By Patricia Winton
|From Website TantaSalute|
The l'afa blankets Rome with temperatures hovering around 100˚ F. (37 C.)—and humidity to match. Afa is the Italian noun identifying muggy weather, but the English noun mugginess doesn’t really describe the situation here. There’s an unrelenting heaviness to the air that saps your energy. It’s like wearing a steel suit with a mask to restrict breathing.
Most Romans, indeed most Italians, have escaped to the sea or the mountains. Many shops, many stalls at the markets, many businesses are closed. The streets have fewer cars, the busses fewer riders. Those of us still here are moving slowly, staying indoors until dusk. Mosquitoes are the only things traveling with any speed, and even they lack their normal velocity. When we finally amble out as the sun approaches the horizon, we head for the one shop guaranteed to be open—the gelato store.
At this time of year, bars usually have at least a few gelato selections, many pastry shops also carry it, and some shops are devoted exclusively to it. While all are good, the best comes from establishments boasting “la nostra produzione,” (our production) or “gelato artigianato” (handmade ice cream). Some shops exhibit plaques showing membership in the Handmade Ice Cream Association of Rome. They are your best bet.
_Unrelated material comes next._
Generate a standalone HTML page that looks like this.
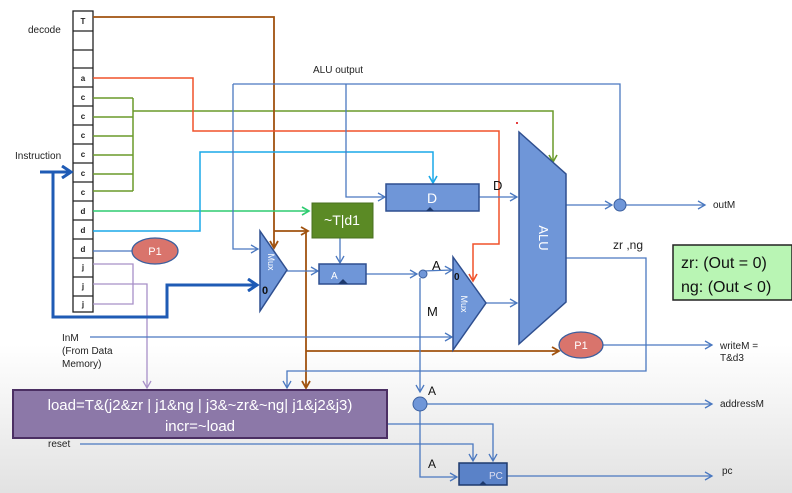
<!DOCTYPE html>
<html><head><meta charset="utf-8"><style>
html,body{margin:0;padding:0;}
body{width:792px;height:493px;overflow:hidden;background:linear-gradient(#ffffff 0%,#ffffff 70%,#e2e2e2 100%);font-family:"Liberation Sans",sans-serif;}
svg{display:block}
</style></head><body>
<svg width="792" height="493" viewBox="0 0 792 493" xmlns="http://www.w3.org/2000/svg" font-family="Liberation Sans, sans-serif">
<defs>
<marker id="ab" markerWidth="10" markerHeight="10" refX="8" refY="5" orient="auto" markerUnits="userSpaceOnUse"><path d="M1,1 L8,5 L1,9" fill="none" stroke="#4a78c0" stroke-width="1.3"/></marker>
<marker id="abr" markerWidth="10" markerHeight="10" refX="8" refY="5" orient="auto" markerUnits="userSpaceOnUse"><path d="M1,1 L8,5 L1,9" fill="none" stroke="#a0520f" stroke-width="1.8"/></marker>
<marker id="ared" markerWidth="10" markerHeight="10" refX="8" refY="5" orient="auto" markerUnits="userSpaceOnUse"><path d="M1,1 L8,5 L1,9" fill="none" stroke="#f0522a" stroke-width="1.6"/></marker>
<marker id="agr" markerWidth="10" markerHeight="10" refX="8" refY="5" orient="auto" markerUnits="userSpaceOnUse"><path d="M1,1 L8,5 L1,9" fill="none" stroke="#6a9a2a" stroke-width="1.6"/></marker>
<marker id="alg" markerWidth="10" markerHeight="10" refX="8" refY="5" orient="auto" markerUnits="userSpaceOnUse"><path d="M1,1 L8,5 L1,9" fill="none" stroke="#2ecc71" stroke-width="1.6"/></marker>
<marker id="acy" markerWidth="10" markerHeight="10" refX="8" refY="5" orient="auto" markerUnits="userSpaceOnUse"><path d="M1,1 L8,5 L1,9" fill="none" stroke="#1aa8e8" stroke-width="1.6"/></marker>
<marker id="apu" markerWidth="10" markerHeight="10" refX="8" refY="5" orient="auto" markerUnits="userSpaceOnUse"><path d="M1,1 L8,5 L1,9" fill="none" stroke="#a890c8" stroke-width="1.3"/></marker>
<marker id="athick" markerWidth="14" markerHeight="14" refX="11" refY="7" orient="auto" markerUnits="userSpaceOnUse"><path d="M2,1 L11,7 L2,13" fill="none" stroke="#1f5bb5" stroke-width="3"/></marker>
</defs>

<!-- decode column -->
<g fill="#fff" stroke="#222" stroke-width="1.3">
<rect x="73" y="11" width="20" height="301"/>
</g>
<g stroke="#222" stroke-width="1.3">
<line x1="73" y1="31" x2="93" y2="31"/><line x1="73" y1="50" x2="93" y2="50"/><line x1="73" y1="68" x2="93" y2="68"/>
<line x1="73" y1="87" x2="93" y2="87"/><line x1="73" y1="106" x2="93" y2="106"/><line x1="73" y1="125" x2="93" y2="125"/>
<line x1="73" y1="144" x2="93" y2="144"/><line x1="73" y1="163" x2="93" y2="163"/><line x1="73" y1="182" x2="93" y2="182"/>
<line x1="73" y1="201" x2="93" y2="201"/><line x1="73" y1="220" x2="93" y2="220"/><line x1="73" y1="239" x2="93" y2="239"/>
<line x1="73" y1="258" x2="93" y2="258"/><line x1="73" y1="277" x2="93" y2="277"/><line x1="73" y1="296" x2="93" y2="296"/>
</g>
<g font-size="8" font-weight="bold" text-anchor="middle" fill="#222">
<text x="83" y="24">T</text><text x="83" y="81">a</text>
<text x="83" y="100">c</text><text x="83" y="119">c</text><text x="83" y="138">c</text><text x="83" y="157">c</text><text x="83" y="176">c</text><text x="83" y="195">c</text>
<text x="83" y="214">d</text><text x="83" y="233">d</text><text x="83" y="252">d</text>
<text x="83" y="270">j</text><text x="83" y="289">j</text><text x="83" y="307">j</text>
</g>
<g font-size="10" fill="#222">
<text x="28" y="33">decode</text>
<text x="15" y="159">Instruction</text>
<text x="313" y="73">ALU output</text>
<text x="62" y="341">InM</text><text x="62" y="354">(From Data</text><text x="62" y="367">Memory)</text>
<text x="48" y="447">reset</text>
<text x="713" y="208">outM</text>
<text x="720" y="349">writeM =</text><text x="720" y="361">T&amp;d3</text>
<text x="720" y="407">addressM</text>
<text x="722" y="474">pc</text>
</g>
<text x="613" y="249" font-size="12" fill="#222">zr ,ng</text>

<!-- green c lines -->
<g fill="none" stroke="#6a9a2a" stroke-width="1.5">
<path d="M93,98H133M93,117H133M93,136H133M93,155H133M93,174H133M93,191H133M133,98V191"/>
<path d="M133,111H553V162" marker-end="url(#agr)"/>
</g>
<!-- T brown -->
<g fill="none" stroke="#a0520f" stroke-width="1.8">
<path d="M93,17H274V248" marker-end="url(#abr)"/>
<path d="M274,231H308" marker-end="url(#abr)"/>
<path d="M306,231V388" marker-end="url(#abr)"/>
<path d="M306,351H559" marker-end="url(#abr)"/>
</g>
<!-- a red -->
<path d="M93,78H193V131H499V244H473V281" fill="none" stroke="#f0522a" stroke-width="1.5" marker-end="url(#ared)"/>
<!-- d lines -->
<path d="M93,211H309" fill="none" stroke="#2ecc71" stroke-width="1.5" marker-end="url(#alg)"/>
<path d="M93,231H200V152H433V183" fill="none" stroke="#1aa8e8" stroke-width="1.5" marker-end="url(#acy)"/>
<path d="M93,251H133" stroke="#4a78c0" stroke-width="1.3"/>
<!-- j purple -->
<g fill="none" stroke="#a890c8" stroke-width="1.3">
<path d="M93,264H133V304H93"/>
<path d="M93,284H147V388" marker-end="url(#apu)"/>
</g>
<!-- Instruction thick -->
<g fill="none" stroke="#1f5bb5" stroke-width="3">
<path d="M40,172H71" marker-end="url(#athick)"/>
<path d="M53,172V317H167V285H257" marker-end="url(#athick)"/>
</g>

<!-- blue wires -->
<g fill="none" stroke="#4a78c0" stroke-width="1.3">
<path d="M233,84H620V199"/>
<path d="M233,84V249H258" marker-end="url(#ab)"/>
<path d="M346,84V197H385" marker-end="url(#ab)"/>
<path d="M287,271H318" marker-end="url(#ab)"/>
<path d="M340,238V263" marker-end="url(#ab)"/>
<path d="M366,274H417" marker-end="url(#ab)"/>
<path d="M423,271L452,270" marker-end="url(#ab)"/>
<path d="M420,278V392" marker-end="url(#ab)"/>
<path d="M420,411V477H457" marker-end="url(#ab)"/>
<path d="M90,337H452" marker-end="url(#ab)"/>
<path d="M479,197H517" marker-end="url(#ab)"/>
<path d="M486,303H517" marker-end="url(#ab)"/>
<path d="M566,205H612" marker-end="url(#ab)"/>
<path d="M626,205H705" marker-end="url(#ab)"/>
<path d="M566,258H646V371H287V388" marker-end="url(#ab)"/>
<path d="M602,345H712" marker-end="url(#ab)"/>
<path d="M427,404H712" marker-end="url(#ab)"/>
<path d="M387,424H493V461" marker-end="url(#ab)"/>
<path d="M80,444H473V461" marker-end="url(#ab)"/>
<path d="M507,476H712" marker-end="url(#ab)"/>
</g>

<!-- P1 ellipses -->
<ellipse cx="155" cy="251" rx="23" ry="13" fill="#d9746c" stroke="#3b5f9e" stroke-width="1.3"/>
<text x="155" y="255" font-size="11" fill="#fff" text-anchor="middle">P1</text>
<ellipse cx="581" cy="345" rx="22" ry="13" fill="#d9746c" stroke="#3b5f9e" stroke-width="1.3"/>
<text x="581" y="349" font-size="11" fill="#fff" text-anchor="middle">P1</text>

<!-- ~T|d1 -->
<rect x="312" y="203" width="61" height="35" fill="#5b8a25" stroke="#4a7020"/>
<text x="342" y="225" font-size="14" fill="#fff" text-anchor="middle">~T|d1</text>

<!-- Mux1 -->
<polygon points="260,231 287,270 260,311" fill="#6f96d8" stroke="#2f4f8f" stroke-width="1.5"/>
<text transform="translate(268,262) rotate(90)" font-size="9" fill="#fff" text-anchor="middle">Mux</text>
<text x="262" y="294" font-size="11" font-weight="bold" fill="#111">0</text>
<!-- A reg -->
<rect x="319" y="264" width="47" height="20" fill="#6f96d8" stroke="#2f4f8f" stroke-width="1.5"/>
<text x="331" y="279" font-size="10" fill="#fff">A</text>
<polygon points="338,284 343,279 348,284" fill="#1e3a6e"/>
<!-- D reg -->
<rect x="386" y="184" width="93" height="27" fill="#6f96d8" stroke="#2f4f8f" stroke-width="1.5"/>
<text x="432" y="203" font-size="14" fill="#fff" text-anchor="middle">D</text>
<polygon points="426,211 430,207 434,211" fill="#1e3a6e"/>
<text x="493" y="190" font-size="13" fill="#111">D</text>
<!-- junction A -->
<circle cx="423" cy="274" r="4" fill="#6f96d8" stroke="#3b5f9e"/>
<text x="432" y="270" font-size="13" fill="#111">A</text>
<text x="427" y="316" font-size="13" fill="#111">M</text>
<!-- Mux2 -->
<polygon points="453,257 486,303 453,350" fill="#6f96d8" stroke="#2f4f8f" stroke-width="1.5"/>
<text transform="translate(461,304) rotate(90)" font-size="9" fill="#fff" text-anchor="middle">Mux</text>
<text x="454" y="280" font-size="10" font-weight="bold" fill="#111">0</text>
<!-- ALU -->
<polygon points="519,132 566,174 566,302 519,344" fill="#6f96d8" stroke="#2f4f8f" stroke-width="1.5"/>
<text transform="translate(539,238) rotate(90)" font-size="13" fill="#fff" text-anchor="middle">ALU</text>
<circle cx="517" cy="123" r="1" fill="#d00"/>
<!-- outM junction -->
<circle cx="620" cy="205" r="6" fill="#6f96d8" stroke="#3b5f9e"/>
<!-- zr ng box -->
<rect x="673" y="245" width="119" height="55" fill="#b9f5b4" stroke="#222" stroke-width="1.5"/>
<text x="681" y="268" font-size="16" fill="#111">zr: (Out = 0)</text>
<text x="681" y="292" font-size="16" fill="#111">ng: (Out &lt; 0)</text>
<!-- load box -->
<rect x="13" y="390" width="374" height="48" fill="#8c78a8" stroke="#4b2f63" stroke-width="2"/>
<text x="200" y="410" font-size="15" fill="#fff" text-anchor="middle">load=T&amp;(j2&amp;zr | j1&amp;ng | j3&amp;~zr&amp;~ng| j1&amp;j2&amp;j3)</text>
<text x="200" y="431" font-size="15" fill="#fff" text-anchor="middle">incr=~load</text>
<!-- addressM junction -->
<circle cx="420" cy="404" r="7" fill="#6f96d8" stroke="#3b5f9e"/>
<text x="428" y="395" font-size="12" fill="#111">A</text>
<text x="428" y="468" font-size="12" fill="#111">A</text>
<!-- PC -->
<rect x="459" y="463" width="48" height="22" fill="#5a82c8" stroke="#1e3a6e" stroke-width="1.5"/>
<text x="489" y="479" font-size="10" fill="#dde" >PC</text>
<polygon points="479,485 483,481 487,485" fill="#1e3a6e"/>
</svg>
</body></html>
The oldest ice cream store in Italy, the Palazzo del Freddo (the Palace of Cold), dispenses gelato and other frozen treats to crowds. When the store opened on May 12, 1928 by Giovanni Fassi amid much fanfare, the Palazzo del Freddo was touted to be the most modern such facility in Rome—and perhaps in Europe. According to contemporary advertising, it had the newest mixing machines, the best refrigeration, and the finest ingredients to be found, with an owner boasting 40 years of experience. It’s still one of the best.
It is an enormous establishment, by Italian standards, in a once elegant neighborhood; the walls and tables are made of marble from Pietrasanta; mixing machines from the 20’s and 30’s are on display; and posters and newspaper accounts from throughout its history line the walls. From the latter you learn that Giovanni Fassi was the son of Sicilians Giacamo and Giuseppina Fassi who came to Rome and opened a small beer and ice shop in Piazza Navona in 1880, changing locations a couple of times and expanding to gelato production before Giacamo died in 1902. Giuseppina and son Giovanni carried on the business until Giuseppina died in 1913. Giovanni continued alone, and opened the current shop on the 15th anniversary of his mother’s death in 1928. He proclaimed then that everyone would remember his mother on that date in the future.
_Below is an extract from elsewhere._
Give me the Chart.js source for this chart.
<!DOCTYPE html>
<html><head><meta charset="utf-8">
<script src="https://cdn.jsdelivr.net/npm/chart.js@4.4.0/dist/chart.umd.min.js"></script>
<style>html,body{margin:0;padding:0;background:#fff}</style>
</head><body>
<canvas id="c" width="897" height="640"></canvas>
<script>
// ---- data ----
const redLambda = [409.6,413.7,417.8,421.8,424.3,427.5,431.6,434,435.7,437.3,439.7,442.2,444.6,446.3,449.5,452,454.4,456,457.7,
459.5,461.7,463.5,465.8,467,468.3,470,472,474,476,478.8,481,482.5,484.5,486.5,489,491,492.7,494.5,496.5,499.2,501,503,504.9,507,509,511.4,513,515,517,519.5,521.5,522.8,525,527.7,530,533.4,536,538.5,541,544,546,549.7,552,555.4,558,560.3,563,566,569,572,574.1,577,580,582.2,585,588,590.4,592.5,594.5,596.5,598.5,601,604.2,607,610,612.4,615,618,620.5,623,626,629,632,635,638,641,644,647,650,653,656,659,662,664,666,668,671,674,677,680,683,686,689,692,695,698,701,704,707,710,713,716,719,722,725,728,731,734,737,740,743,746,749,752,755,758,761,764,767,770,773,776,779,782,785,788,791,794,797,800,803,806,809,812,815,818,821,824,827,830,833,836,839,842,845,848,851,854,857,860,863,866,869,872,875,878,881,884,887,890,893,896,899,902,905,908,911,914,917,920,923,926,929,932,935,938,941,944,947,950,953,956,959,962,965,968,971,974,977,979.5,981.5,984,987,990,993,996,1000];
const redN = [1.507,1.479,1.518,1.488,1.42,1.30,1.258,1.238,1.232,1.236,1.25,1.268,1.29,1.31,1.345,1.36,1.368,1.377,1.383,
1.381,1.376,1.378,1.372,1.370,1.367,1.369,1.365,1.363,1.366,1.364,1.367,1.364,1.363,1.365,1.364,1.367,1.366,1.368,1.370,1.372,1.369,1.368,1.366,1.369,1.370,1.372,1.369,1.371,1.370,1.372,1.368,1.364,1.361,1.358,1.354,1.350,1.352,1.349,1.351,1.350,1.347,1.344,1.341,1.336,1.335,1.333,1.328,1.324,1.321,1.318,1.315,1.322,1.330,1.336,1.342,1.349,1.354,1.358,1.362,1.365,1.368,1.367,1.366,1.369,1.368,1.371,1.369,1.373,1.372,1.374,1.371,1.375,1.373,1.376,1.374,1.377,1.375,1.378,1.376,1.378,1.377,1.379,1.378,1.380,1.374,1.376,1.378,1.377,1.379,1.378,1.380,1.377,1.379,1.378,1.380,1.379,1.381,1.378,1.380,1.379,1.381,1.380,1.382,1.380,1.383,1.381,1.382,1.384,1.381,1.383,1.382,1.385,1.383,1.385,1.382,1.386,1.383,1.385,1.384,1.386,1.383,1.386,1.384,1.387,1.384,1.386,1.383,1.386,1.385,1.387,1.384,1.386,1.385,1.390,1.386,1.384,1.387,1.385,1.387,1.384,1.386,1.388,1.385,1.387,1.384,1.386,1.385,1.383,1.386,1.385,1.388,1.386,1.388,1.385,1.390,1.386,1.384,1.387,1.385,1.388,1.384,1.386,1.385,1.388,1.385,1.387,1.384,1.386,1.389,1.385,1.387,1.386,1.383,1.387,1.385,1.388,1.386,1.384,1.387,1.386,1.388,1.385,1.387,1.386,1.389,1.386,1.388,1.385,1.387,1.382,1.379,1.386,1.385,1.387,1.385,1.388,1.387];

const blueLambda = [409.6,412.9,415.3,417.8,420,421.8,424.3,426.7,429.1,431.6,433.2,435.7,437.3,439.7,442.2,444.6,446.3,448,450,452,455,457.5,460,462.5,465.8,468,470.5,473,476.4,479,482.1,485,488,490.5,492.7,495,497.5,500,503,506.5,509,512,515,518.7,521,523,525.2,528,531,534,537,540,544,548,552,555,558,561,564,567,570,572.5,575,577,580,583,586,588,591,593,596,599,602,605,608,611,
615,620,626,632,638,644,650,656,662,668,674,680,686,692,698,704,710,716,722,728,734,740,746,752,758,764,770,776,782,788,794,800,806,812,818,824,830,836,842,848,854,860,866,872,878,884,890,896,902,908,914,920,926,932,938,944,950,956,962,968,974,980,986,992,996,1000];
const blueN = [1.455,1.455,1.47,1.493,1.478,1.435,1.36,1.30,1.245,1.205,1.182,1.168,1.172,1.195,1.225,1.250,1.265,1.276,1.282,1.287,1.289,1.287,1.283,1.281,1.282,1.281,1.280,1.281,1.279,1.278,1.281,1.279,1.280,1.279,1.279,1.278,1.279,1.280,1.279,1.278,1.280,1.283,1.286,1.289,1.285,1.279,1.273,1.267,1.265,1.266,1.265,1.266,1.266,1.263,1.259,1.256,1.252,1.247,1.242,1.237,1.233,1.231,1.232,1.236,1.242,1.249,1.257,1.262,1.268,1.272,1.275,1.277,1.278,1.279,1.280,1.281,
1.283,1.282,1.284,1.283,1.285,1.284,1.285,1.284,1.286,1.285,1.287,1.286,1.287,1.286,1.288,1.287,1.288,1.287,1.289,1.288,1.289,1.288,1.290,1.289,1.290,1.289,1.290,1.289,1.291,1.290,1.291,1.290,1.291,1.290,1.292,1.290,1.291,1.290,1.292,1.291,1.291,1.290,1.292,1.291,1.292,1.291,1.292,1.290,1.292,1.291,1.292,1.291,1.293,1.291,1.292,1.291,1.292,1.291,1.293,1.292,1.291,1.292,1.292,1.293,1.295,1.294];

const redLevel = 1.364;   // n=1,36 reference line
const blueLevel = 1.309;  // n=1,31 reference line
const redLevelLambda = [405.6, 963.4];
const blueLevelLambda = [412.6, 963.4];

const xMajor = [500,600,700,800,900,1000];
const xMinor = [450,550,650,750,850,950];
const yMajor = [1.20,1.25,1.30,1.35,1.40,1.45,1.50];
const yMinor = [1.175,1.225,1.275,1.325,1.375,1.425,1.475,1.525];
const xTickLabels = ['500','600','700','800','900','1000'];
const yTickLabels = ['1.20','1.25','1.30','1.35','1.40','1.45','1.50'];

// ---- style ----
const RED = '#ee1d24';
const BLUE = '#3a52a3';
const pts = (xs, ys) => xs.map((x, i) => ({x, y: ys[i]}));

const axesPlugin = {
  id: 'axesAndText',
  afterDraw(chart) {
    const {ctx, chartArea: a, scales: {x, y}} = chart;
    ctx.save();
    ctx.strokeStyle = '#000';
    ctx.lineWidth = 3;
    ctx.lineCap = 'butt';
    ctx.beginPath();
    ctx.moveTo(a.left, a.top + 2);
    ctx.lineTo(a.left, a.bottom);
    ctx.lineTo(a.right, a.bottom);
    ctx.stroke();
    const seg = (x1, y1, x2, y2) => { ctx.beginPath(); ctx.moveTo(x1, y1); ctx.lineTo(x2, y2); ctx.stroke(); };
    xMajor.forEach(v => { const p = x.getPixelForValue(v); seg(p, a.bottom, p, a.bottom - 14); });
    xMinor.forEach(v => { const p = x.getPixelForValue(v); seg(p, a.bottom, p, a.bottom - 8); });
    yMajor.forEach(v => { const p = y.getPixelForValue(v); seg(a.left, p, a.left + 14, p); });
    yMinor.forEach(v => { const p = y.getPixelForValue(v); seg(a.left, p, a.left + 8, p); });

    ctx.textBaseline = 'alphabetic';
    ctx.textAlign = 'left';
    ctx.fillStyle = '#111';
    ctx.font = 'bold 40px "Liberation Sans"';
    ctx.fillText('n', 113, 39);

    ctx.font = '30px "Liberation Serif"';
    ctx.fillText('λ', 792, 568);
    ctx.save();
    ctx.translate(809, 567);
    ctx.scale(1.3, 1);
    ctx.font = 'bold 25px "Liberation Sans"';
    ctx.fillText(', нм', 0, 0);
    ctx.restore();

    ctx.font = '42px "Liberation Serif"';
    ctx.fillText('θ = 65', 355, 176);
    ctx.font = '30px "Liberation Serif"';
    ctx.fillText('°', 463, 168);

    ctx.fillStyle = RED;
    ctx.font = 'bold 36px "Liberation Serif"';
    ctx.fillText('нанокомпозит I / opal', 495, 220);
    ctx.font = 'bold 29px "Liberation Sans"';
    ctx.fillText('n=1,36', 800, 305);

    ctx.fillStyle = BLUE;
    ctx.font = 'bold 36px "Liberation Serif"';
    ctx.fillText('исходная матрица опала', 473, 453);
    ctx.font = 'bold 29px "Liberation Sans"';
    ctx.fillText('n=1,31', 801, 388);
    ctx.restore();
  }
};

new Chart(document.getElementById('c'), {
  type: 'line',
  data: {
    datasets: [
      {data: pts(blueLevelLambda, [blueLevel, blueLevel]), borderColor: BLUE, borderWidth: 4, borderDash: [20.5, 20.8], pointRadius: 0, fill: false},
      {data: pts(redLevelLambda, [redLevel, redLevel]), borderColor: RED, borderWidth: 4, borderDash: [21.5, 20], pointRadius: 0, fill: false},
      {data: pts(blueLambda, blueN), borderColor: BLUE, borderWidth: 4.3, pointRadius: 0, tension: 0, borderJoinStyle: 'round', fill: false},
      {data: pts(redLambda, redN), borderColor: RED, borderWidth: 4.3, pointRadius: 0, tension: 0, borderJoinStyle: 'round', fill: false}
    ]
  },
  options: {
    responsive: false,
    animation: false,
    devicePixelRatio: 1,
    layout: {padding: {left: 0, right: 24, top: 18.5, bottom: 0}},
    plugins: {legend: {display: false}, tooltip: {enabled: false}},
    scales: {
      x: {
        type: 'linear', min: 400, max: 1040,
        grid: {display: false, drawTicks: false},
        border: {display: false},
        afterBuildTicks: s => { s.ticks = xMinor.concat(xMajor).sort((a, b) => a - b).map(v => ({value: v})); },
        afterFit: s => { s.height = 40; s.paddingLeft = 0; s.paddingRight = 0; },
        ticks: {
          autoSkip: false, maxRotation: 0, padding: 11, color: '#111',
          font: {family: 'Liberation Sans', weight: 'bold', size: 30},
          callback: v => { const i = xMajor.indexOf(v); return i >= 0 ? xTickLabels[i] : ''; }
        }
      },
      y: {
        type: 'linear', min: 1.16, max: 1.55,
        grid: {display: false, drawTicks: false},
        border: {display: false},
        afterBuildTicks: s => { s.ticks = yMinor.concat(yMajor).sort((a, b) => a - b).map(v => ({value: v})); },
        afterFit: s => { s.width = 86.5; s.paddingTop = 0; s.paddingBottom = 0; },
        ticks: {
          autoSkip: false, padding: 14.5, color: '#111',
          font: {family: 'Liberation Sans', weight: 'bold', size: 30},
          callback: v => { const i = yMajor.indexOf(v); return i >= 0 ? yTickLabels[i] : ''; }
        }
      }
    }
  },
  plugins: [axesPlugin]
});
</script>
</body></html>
One of its components in the early days of the store was Telegelato Giuseppina, “the gelato packaged to carry great distances.” One poster from the 1930s advertising this feature shows a family in a convertible carrying a large box of Giovanni’s gelato. It reads “to the beach, to the mountains, in all of Italy.” It was even possible to have the gelato packaged and shipped to north Africa and across Europe! Even today, Romans stop by the Telegelato counter to have ice cream hand-dipped into great tubs and packed in dry ice for the trip home. You can also get various types of ice cream cake thus packaged. It’s guaranteed to remain frozen for an hour without refrigeration.
One of the most curious elements of the Palazzo del Freddo’s history occurred during the American occupation of Rome in World War II. A notice now on display reads “These Premises Are Reserved for the United States Army By Order Rome Area Commander.” A note accompanying it reads, “with this notice our business was requisitioned by the American Red Cross from July 1944 to December 1946, and used for the production of gelato for the American troops in Rome.” If the Red Cross made the gelato according to the Fassi family recipe, the troops were well fed indeed!